■ **INFORMATION SHOWN**:
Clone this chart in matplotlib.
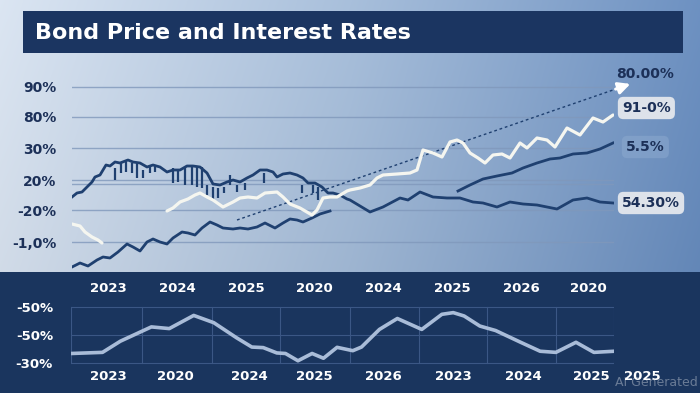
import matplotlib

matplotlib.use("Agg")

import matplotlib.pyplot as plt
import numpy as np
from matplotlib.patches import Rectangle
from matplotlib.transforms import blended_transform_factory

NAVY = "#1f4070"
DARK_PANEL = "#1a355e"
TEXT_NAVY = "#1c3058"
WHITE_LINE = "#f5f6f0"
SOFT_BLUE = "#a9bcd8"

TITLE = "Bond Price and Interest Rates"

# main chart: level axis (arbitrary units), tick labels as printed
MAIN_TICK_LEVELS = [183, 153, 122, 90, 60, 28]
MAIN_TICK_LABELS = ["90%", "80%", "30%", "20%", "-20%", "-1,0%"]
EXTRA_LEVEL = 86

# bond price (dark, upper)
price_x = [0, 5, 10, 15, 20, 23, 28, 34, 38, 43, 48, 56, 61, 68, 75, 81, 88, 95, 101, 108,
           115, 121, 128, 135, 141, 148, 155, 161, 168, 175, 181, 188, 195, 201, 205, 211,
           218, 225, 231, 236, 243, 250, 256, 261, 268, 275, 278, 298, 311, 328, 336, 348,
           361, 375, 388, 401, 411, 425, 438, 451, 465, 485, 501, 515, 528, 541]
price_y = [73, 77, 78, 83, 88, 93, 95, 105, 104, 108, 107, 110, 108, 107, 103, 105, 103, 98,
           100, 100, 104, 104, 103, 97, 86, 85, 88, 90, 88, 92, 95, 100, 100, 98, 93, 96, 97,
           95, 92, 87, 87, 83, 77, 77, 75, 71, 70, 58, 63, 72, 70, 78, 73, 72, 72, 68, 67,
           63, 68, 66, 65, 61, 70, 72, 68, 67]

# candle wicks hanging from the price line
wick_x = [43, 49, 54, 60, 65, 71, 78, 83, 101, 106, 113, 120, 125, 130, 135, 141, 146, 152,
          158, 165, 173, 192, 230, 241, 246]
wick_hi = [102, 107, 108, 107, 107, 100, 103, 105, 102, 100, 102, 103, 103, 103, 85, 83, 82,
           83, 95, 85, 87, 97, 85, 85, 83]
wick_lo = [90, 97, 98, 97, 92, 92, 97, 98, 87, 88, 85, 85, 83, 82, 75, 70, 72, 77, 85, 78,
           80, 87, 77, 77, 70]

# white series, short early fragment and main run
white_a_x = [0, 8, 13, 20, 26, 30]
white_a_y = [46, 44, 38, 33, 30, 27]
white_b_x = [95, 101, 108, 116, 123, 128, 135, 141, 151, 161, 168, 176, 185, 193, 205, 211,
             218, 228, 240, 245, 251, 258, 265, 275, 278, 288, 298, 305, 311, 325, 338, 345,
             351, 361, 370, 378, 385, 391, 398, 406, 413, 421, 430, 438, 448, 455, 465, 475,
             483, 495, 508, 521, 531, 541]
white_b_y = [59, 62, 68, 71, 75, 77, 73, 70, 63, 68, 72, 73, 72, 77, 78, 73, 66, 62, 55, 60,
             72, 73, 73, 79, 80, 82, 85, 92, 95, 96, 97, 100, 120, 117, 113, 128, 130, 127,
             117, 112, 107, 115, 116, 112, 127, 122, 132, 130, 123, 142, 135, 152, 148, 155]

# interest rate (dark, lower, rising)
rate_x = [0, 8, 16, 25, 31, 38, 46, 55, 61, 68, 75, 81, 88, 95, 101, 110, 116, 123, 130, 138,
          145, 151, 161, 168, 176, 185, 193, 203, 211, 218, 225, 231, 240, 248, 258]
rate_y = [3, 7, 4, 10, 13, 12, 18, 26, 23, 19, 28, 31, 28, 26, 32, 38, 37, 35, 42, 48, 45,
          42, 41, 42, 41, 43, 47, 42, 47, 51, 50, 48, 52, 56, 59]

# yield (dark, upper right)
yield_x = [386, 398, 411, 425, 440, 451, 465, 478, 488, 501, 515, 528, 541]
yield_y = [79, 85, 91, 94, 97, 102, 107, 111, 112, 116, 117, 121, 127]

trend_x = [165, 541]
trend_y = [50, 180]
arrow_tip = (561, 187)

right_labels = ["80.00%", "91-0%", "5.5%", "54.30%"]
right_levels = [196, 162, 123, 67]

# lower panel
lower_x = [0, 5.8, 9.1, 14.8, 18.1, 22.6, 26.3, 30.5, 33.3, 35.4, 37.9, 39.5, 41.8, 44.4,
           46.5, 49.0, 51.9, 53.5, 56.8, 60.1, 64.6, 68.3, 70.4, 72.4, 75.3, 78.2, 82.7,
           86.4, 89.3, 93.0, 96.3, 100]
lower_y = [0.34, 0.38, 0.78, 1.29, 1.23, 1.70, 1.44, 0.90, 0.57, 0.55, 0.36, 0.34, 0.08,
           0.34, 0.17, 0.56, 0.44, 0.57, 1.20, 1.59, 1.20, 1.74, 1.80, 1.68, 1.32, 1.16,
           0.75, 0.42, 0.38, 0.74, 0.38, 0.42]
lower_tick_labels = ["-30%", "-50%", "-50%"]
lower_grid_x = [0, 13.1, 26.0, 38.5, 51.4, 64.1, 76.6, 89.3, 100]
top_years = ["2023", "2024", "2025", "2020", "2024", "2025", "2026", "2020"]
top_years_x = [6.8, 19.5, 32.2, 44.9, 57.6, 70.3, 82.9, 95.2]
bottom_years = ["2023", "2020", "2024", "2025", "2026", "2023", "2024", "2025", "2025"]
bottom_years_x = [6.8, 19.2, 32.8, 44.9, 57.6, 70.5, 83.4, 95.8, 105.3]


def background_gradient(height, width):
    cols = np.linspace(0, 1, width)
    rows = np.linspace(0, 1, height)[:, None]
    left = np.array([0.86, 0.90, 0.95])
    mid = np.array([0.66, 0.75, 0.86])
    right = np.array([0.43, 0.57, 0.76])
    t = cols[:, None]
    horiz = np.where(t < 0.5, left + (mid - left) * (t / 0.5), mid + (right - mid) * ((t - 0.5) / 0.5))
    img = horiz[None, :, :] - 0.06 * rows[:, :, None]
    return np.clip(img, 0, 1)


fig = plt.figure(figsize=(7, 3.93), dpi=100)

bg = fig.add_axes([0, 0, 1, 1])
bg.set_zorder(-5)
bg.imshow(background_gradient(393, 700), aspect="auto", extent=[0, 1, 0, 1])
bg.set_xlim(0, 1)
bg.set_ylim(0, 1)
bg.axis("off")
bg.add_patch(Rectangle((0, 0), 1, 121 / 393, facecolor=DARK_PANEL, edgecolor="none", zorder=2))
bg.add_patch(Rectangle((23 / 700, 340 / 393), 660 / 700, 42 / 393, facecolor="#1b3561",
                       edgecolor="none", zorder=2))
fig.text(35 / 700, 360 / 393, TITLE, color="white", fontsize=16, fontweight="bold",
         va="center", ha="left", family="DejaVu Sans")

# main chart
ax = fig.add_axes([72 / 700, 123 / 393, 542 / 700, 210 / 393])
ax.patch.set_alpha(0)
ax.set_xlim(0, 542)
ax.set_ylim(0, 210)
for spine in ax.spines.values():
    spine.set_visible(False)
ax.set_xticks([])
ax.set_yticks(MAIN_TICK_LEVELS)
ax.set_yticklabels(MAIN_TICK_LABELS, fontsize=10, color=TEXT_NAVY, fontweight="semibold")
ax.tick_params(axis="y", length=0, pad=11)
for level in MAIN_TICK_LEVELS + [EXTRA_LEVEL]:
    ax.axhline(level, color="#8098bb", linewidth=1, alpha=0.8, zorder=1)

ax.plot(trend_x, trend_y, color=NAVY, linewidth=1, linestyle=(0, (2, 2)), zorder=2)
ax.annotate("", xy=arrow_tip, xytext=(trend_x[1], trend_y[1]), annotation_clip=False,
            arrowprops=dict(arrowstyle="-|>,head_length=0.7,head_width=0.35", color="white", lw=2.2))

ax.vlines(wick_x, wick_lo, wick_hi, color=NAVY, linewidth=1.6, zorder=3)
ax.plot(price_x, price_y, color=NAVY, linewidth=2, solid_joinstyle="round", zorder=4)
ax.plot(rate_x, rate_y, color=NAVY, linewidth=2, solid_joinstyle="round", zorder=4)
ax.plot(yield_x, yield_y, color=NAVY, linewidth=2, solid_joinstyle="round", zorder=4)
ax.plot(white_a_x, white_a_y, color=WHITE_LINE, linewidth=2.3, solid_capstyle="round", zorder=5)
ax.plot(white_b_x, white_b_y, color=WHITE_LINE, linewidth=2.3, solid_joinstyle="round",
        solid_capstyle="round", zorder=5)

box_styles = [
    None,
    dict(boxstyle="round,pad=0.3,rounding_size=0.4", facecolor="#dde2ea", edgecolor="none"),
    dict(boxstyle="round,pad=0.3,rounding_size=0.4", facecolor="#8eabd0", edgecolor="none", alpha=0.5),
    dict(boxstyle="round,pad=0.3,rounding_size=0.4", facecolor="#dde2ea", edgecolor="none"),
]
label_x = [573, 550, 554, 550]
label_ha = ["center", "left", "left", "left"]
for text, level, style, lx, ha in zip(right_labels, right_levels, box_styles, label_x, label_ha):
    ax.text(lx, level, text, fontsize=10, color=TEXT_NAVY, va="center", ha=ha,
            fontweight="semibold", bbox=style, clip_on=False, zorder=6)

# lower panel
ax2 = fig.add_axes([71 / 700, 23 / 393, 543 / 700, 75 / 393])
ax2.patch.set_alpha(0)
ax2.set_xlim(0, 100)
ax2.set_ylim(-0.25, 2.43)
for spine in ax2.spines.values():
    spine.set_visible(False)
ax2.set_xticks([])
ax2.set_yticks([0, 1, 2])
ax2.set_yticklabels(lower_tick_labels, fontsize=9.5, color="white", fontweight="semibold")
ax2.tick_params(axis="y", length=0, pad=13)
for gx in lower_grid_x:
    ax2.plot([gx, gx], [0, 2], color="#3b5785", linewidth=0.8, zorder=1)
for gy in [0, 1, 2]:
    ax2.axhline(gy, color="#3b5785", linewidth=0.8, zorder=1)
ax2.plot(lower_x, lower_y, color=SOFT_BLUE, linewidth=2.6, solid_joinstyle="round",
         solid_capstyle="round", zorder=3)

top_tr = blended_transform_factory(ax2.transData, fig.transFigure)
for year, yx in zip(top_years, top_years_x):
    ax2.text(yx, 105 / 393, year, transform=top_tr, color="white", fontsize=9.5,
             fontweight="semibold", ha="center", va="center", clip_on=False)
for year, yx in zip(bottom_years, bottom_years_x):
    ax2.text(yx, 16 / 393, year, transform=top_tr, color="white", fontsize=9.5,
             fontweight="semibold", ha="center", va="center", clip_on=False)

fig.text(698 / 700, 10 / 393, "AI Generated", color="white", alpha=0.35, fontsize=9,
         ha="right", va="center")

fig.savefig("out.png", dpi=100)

■ **DIRECTIONS FOR THIS TASK**: Look at the listing and set down only the lines from its start through the line with "80, 87, 77, 77, 70]", word for word and without pictures.

■ **RESULT BELOW**:
Clone this chart in matplotlib.
import matplotlib

matplotlib.use("Agg")

import matplotlib.pyplot as plt
import numpy as np
from matplotlib.patches import Rectangle
from matplotlib.transforms import blended_transform_factory

NAVY = "#1f4070"
DARK_PANEL = "#1a355e"
TEXT_NAVY = "#1c3058"
WHITE_LINE = "#f5f6f0"
SOFT_BLUE = "#a9bcd8"

TITLE = "Bond Price and Interest Rates"

# main chart: level axis (arbitrary units), tick labels as printed
MAIN_TICK_LEVELS = [183, 153, 122, 90, 60, 28]
MAIN_TICK_LABELS = ["90%", "80%", "30%", "20%", "-20%", "-1,0%"]
EXTRA_LEVEL = 86

# bond price (dark, upper)
price_x = [0, 5, 10, 15, 20, 23, 28, 34, 38, 43, 48, 56, 61, 68, 75, 81, 88, 95, 101, 108,
           115, 121, 128, 135, 141, 148, 155, 161, 168, 175, 181, 188, 195, 201, 205, 211,
           218, 225, 231, 236, 243, 250, 256, 261, 268, 275, 278, 298, 311, 328, 336, 348,
           361, 375, 388, 401, 411, 425, 438, 451, 465, 485, 501, 515, 528, 541]
price_y = [73, 77, 78, 83, 88, 93, 95, 105, 104, 108, 107, 110, 108, 107, 103, 105, 103, 98,
           100, 100, 104, 104, 103, 97, 86, 85, 88, 90, 88, 92, 95, 100, 100, 98, 93, 96, 97,
           95, 92, 87, 87, 83, 77, 77, 75, 71, 70, 58, 63, 72, 70, 78, 73, 72, 72, 68, 67,
           63, 68, 66, 65, 61, 70, 72, 68, 67]

# candle wicks hanging from the price line
wick_x = [43, 49, 54, 60, 65, 71, 78, 83, 101, 106, 113, 120, 125, 130, 135, 141, 146, 152,
          158, 165, 173, 192, 230, 241, 246]
wick_hi = [102, 107, 108, 107, 107, 100, 103, 105, 102, 100, 102, 103, 103, 103, 85, 83, 82,
           83, 95, 85, 87, 97, 85, 85, 83]
wick_lo = [90, 97, 98, 97, 92, 92, 97, 98, 87, 88, 85, 85, 83, 82, 75, 70, 72, 77, 85, 78,
           80, 87, 77, 77, 70]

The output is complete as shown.